▸ **Directions for this task**:
Set down all of the data that follows word for word, without the images.

▸ **Material to process**:
□ □ □

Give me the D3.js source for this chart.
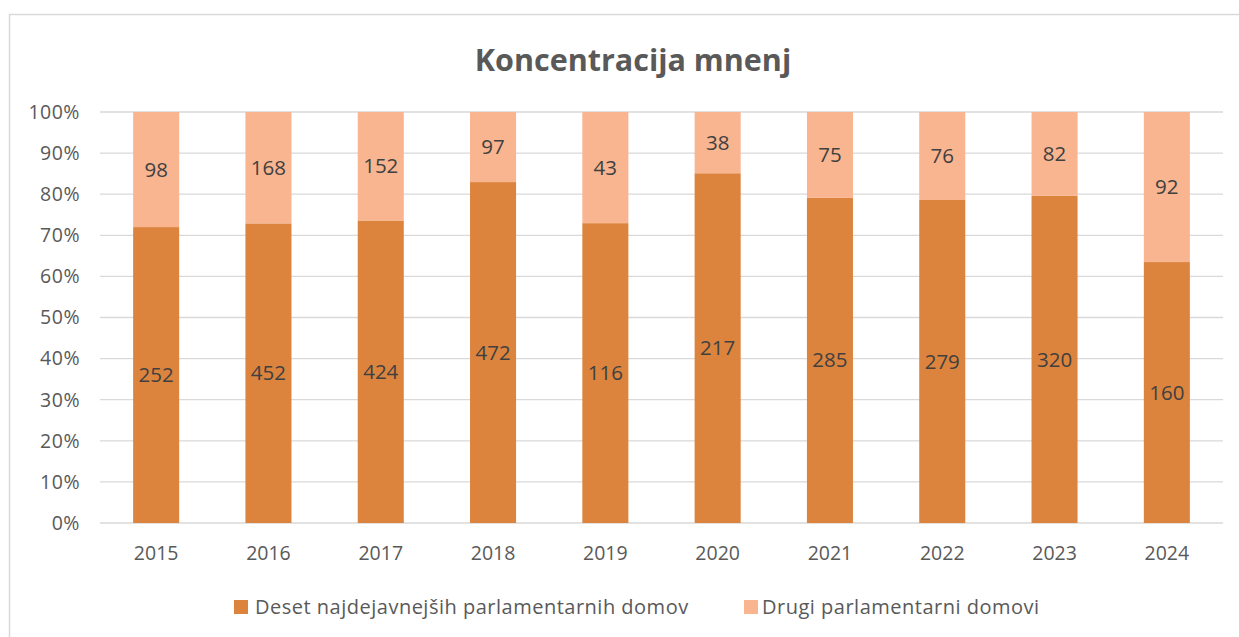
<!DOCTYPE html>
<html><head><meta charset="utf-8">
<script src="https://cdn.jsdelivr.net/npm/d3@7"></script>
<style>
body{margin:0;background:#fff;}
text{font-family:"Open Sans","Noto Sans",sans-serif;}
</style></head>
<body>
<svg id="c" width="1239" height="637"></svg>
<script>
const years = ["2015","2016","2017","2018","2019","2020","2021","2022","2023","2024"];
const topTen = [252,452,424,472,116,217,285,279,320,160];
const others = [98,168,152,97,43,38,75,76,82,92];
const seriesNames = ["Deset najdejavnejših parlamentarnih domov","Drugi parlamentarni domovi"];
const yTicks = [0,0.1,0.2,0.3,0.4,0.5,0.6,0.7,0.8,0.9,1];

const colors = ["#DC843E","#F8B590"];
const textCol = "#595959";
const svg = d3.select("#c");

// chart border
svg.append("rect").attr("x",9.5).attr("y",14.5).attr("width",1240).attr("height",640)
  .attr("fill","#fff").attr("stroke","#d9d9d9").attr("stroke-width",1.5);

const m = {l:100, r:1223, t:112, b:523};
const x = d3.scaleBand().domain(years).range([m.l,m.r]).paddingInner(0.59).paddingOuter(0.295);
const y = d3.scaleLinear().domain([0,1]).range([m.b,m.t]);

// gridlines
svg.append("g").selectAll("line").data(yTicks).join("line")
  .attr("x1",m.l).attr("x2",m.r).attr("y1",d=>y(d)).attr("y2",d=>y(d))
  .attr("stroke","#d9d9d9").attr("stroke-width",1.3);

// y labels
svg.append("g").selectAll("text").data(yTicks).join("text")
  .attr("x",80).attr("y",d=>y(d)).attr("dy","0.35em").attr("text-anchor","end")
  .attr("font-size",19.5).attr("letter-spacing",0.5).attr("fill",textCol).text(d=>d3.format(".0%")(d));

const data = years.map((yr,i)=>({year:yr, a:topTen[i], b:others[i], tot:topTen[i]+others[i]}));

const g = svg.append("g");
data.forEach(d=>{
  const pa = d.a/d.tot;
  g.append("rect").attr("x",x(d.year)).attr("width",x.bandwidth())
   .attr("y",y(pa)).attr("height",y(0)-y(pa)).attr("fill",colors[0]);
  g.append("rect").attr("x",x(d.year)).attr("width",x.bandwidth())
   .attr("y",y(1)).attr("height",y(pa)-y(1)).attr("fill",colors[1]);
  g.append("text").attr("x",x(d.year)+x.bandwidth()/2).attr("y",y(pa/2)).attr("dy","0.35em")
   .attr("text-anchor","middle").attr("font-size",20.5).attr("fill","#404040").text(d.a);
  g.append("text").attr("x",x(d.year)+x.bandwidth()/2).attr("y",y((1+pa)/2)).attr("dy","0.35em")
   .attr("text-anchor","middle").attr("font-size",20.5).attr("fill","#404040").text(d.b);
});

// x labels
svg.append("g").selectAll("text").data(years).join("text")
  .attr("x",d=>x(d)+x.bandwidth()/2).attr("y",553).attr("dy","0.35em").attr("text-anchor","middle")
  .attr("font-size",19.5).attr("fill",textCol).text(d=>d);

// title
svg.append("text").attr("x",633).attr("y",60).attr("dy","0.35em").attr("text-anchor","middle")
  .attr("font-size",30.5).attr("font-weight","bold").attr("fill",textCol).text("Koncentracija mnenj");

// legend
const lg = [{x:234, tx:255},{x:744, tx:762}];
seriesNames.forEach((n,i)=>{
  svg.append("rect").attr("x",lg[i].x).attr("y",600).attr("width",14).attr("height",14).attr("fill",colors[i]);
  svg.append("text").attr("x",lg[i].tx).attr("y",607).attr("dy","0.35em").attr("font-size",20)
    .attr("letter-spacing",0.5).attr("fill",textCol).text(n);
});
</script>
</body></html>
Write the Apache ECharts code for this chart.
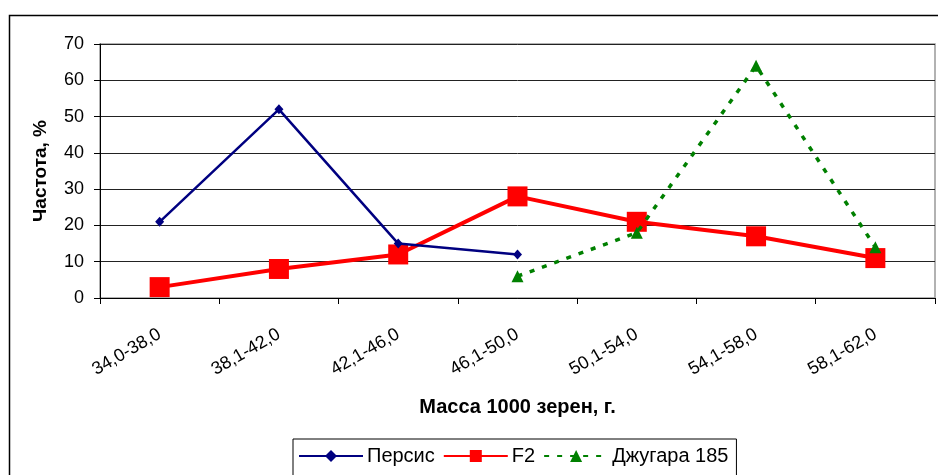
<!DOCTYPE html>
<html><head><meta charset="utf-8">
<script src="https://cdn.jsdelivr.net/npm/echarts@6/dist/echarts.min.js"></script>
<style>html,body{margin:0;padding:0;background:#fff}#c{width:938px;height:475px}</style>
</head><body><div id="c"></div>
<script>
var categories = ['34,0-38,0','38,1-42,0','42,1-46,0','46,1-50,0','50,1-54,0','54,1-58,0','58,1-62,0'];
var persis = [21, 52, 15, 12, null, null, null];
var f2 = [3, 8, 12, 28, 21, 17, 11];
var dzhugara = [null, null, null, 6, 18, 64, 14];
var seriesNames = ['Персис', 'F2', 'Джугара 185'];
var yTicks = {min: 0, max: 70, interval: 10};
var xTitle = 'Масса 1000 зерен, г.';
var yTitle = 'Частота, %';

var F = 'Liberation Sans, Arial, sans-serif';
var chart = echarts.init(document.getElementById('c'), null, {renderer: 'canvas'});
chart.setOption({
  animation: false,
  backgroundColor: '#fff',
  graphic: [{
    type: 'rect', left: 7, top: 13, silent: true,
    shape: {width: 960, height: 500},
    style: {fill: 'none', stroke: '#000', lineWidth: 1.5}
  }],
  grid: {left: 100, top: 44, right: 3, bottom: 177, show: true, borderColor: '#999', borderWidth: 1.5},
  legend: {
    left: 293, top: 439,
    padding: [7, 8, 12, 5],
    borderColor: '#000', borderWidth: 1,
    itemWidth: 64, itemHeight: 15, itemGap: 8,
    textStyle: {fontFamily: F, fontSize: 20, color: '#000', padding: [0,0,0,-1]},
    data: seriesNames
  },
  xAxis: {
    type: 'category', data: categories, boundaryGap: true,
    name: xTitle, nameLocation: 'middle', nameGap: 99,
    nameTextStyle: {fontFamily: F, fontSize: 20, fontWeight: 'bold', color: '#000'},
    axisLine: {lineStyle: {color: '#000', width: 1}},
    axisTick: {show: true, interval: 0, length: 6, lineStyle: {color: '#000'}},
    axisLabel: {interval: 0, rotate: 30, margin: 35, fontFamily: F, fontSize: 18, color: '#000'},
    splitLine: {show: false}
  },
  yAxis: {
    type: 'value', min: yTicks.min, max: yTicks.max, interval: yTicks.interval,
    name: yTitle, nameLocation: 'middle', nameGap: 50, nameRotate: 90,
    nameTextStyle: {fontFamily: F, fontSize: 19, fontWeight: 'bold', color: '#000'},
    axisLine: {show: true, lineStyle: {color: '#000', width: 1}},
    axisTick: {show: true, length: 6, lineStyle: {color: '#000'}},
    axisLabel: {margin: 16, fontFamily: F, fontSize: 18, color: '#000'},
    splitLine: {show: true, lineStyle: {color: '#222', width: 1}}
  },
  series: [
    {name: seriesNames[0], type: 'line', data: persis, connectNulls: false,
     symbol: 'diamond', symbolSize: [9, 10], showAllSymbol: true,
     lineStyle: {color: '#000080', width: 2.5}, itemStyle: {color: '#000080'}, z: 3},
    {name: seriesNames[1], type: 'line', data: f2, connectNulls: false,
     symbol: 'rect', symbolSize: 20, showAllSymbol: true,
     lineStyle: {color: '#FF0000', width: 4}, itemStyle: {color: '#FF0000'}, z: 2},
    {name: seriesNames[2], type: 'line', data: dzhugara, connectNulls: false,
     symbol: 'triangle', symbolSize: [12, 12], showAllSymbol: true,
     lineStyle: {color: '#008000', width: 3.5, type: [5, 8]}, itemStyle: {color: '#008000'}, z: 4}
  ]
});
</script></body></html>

□ □ □

▸ **Complete output**:
Give me the D3.js source for this chart.
<!DOCTYPE html>
<html><head><meta charset="utf-8">
<script src="https://cdn.jsdelivr.net/npm/d3@7"></script>
<style>
body{margin:0;background:#fff;}
text{font-family:"Open Sans","Noto Sans",sans-serif;}
</style></head>
<body>
<svg id="c" width="1239" height="637"></svg>
<script>
const years = ["2015","2016","2017","2018","2019","2020","2021","2022","2023","2024"];
const topTen = [252,452,424,472,116,217,285,279,320,160];
const others = [98,168,152,97,43,38,75,76,82,92];
const seriesNames = ["Deset najdejavnejših parlamentarnih domov","Drugi parlamentarni domovi"];
const yTicks = [0,0.1,0.2,0.3,0.4,0.5,0.6,0.7,0.8,0.9,1];

const colors = ["#DC843E","#F8B590"];
const textCol = "#595959";
const svg = d3.select("#c");

// chart border
svg.append("rect").attr("x",9.5).attr("y",14.5).attr("width",1240).attr("height",640)
  .attr("fill","#fff").attr("stroke","#d9d9d9").attr("stroke-width",1.5);

const m = {l:100, r:1223, t:112, b:523};
const x = d3.scaleBand().domain(years).range([m.l,m.r]).paddingInner(0.59).paddingOuter(0.295);
const y = d3.scaleLinear().domain([0,1]).range([m.b,m.t]);

// gridlines
svg.append("g").selectAll("line").data(yTicks).join("line")
  .attr("x1",m.l).attr("x2",m.r).attr("y1",d=>y(d)).attr("y2",d=>y(d))
  .attr("stroke","#d9d9d9").attr("stroke-width",1.3);

// y labels
svg.append("g").selectAll("text").data(yTicks).join("text")
  .attr("x",80).attr("y",d=>y(d)).attr("dy","0.35em").attr("text-anchor","end")
  .attr("font-size",19.5).attr("letter-spacing",0.5).attr("fill",textCol).text(d=>d3.format(".0%")(d));

const data = years.map((yr,i)=>({year:yr, a:topTen[i], b:others[i], tot:topTen[i]+others[i]}));

const g = svg.append("g");
data.forEach(d=>{
  const pa = d.a/d.tot;
  g.append("rect").attr("x",x(d.year)).attr("width",x.bandwidth())
   .attr("y",y(pa)).attr("height",y(0)-y(pa)).attr("fill",colors[0]);
  g.append("rect").attr("x",x(d.year)).attr("width",x.bandwidth())
   .attr("y",y(1)).attr("height",y(pa)-y(1)).attr("fill",colors[1]);
  g.append("text").attr("x",x(d.year)+x.bandwidth()/2).attr("y",y(pa/2)).attr("dy","0.35em")
   .attr("text-anchor","middle").attr("font-size",20.5).attr("fill","#404040").text(d.a);
  g.append("text").attr("x",x(d.year)+x.bandwidth()/2).attr("y",y((1+pa)/2)).attr("dy","0.35em")
   .attr("text-anchor","middle").attr("font-size",20.5).attr("fill","#404040").text(d.b);
});

// x labels
svg.append("g").selectAll("text").data(years).join("text")
  .attr("x",d=>x(d)+x.bandwidth()/2).attr("y",553).attr("dy","0.35em").attr("text-anchor","middle")
  .attr("font-size",19.5).attr("fill",textCol).text(d=>d);

// title
svg.append("text").attr("x",633).attr("y",60).attr("dy","0.35em").attr("text-anchor","middle")
  .attr("font-size",30.5).attr("font-weight","bold").attr("fill",textCol).text("Koncentracija mnenj");

// legend
const lg = [{x:234, tx:255},{x:744, tx:762}];
seriesNames.forEach((n,i)=>{
  svg.append("rect").attr("x",lg[i].x).attr("y",600).attr("width",14).attr("height",14).attr("fill",colors[i]);
  svg.append("text").attr("x",lg[i].tx).attr("y",607).attr("dy","0.35em").attr("font-size",20)
    .attr("letter-spacing",0.5).attr("fill",textCol).text(n);
});
</script>
</body></html>
Write the Apache ECharts code for this chart.
<!DOCTYPE html>
<html><head><meta charset="utf-8">
<script src="https://cdn.jsdelivr.net/npm/echarts@6/dist/echarts.min.js"></script>
<style>html,body{margin:0;padding:0;background:#fff}#c{width:938px;height:475px}</style>
</head><body><div id="c"></div>
<script>
var categories = ['34,0-38,0','38,1-42,0','42,1-46,0','46,1-50,0','50,1-54,0','54,1-58,0','58,1-62,0'];
var persis = [21, 52, 15, 12, null, null, null];
var f2 = [3, 8, 12, 28, 21, 17, 11];
var dzhugara = [null, null, null, 6, 18, 64, 14];
var seriesNames = ['Персис', 'F2', 'Джугара 185'];
var yTicks = {min: 0, max: 70, interval: 10};
var xTitle = 'Масса 1000 зерен, г.';
var yTitle = 'Частота, %';

var F = 'Liberation Sans, Arial, sans-serif';
var chart = echarts.init(document.getElementById('c'), null, {renderer: 'canvas'});
chart.setOption({
  animation: false,
  backgroundColor: '#fff',
  graphic: [{
    type: 'rect', left: 7, top: 13, silent: true,
    shape: {width: 960, height: 500},
    style: {fill: 'none', stroke: '#000', lineWidth: 1.5}
  }],
  grid: {left: 100, top: 44, right: 3, bottom: 177, show: true, borderColor: '#999', borderWidth: 1.5},
  legend: {
    left: 293, top: 439,
    padding: [7, 8, 12, 5],
    borderColor: '#000', borderWidth: 1,
    itemWidth: 64, itemHeight: 15, itemGap: 8,
    textStyle: {fontFamily: F, fontSize: 20, color: '#000', padding: [0,0,0,-1]},
    data: seriesNames
  },
  xAxis: {
    type: 'category', data: categories, boundaryGap: true,
    name: xTitle, nameLocation: 'middle', nameGap: 99,
    nameTextStyle: {fontFamily: F, fontSize: 20, fontWeight: 'bold', color: '#000'},
    axisLine: {lineStyle: {color: '#000', width: 1}},
    axisTick: {show: true, interval: 0, length: 6, lineStyle: {color: '#000'}},
    axisLabel: {interval: 0, rotate: 30, margin: 35, fontFamily: F, fontSize: 18, color: '#000'},
    splitLine: {show: false}
  },
  yAxis: {
    type: 'value', min: yTicks.min, max: yTicks.max, interval: yTicks.interval,
    name: yTitle, nameLocation: 'middle', nameGap: 50, nameRotate: 90,
    nameTextStyle: {fontFamily: F, fontSize: 19, fontWeight: 'bold', color: '#000'},
    axisLine: {show: true, lineStyle: {color: '#000', width: 1}},
    axisTick: {show: true, length: 6, lineStyle: {color: '#000'}},
    axisLabel: {margin: 16, fontFamily: F, fontSize: 18, color: '#000'},
    splitLine: {show: true, lineStyle: {color: '#222', width: 1}}
  },
  series: [
    {name: seriesNames[0], type: 'line', data: persis, connectNulls: false,
     symbol: 'diamond', symbolSize: [9, 10], showAllSymbol: true,
     lineStyle: {color: '#000080', width: 2.5}, itemStyle: {color: '#000080'}, z: 3},
    {name: seriesNames[1], type: 'line', data: f2, connectNulls: false,
     symbol: 'rect', symbolSize: 20, showAllSymbol: true,
     lineStyle: {color: '#FF0000', width: 4}, itemStyle: {color: '#FF0000'}, z: 2},
    {name: seriesNames[2], type: 'line', data: dzhugara, connectNulls: false,
     symbol: 'triangle', symbolSize: [12, 12], showAllSymbol: true,
     lineStyle: {color: '#008000', width: 3.5, type: [5, 8]}, itemStyle: {color: '#008000'}, z: 4}
  ]
});
</script></body></html>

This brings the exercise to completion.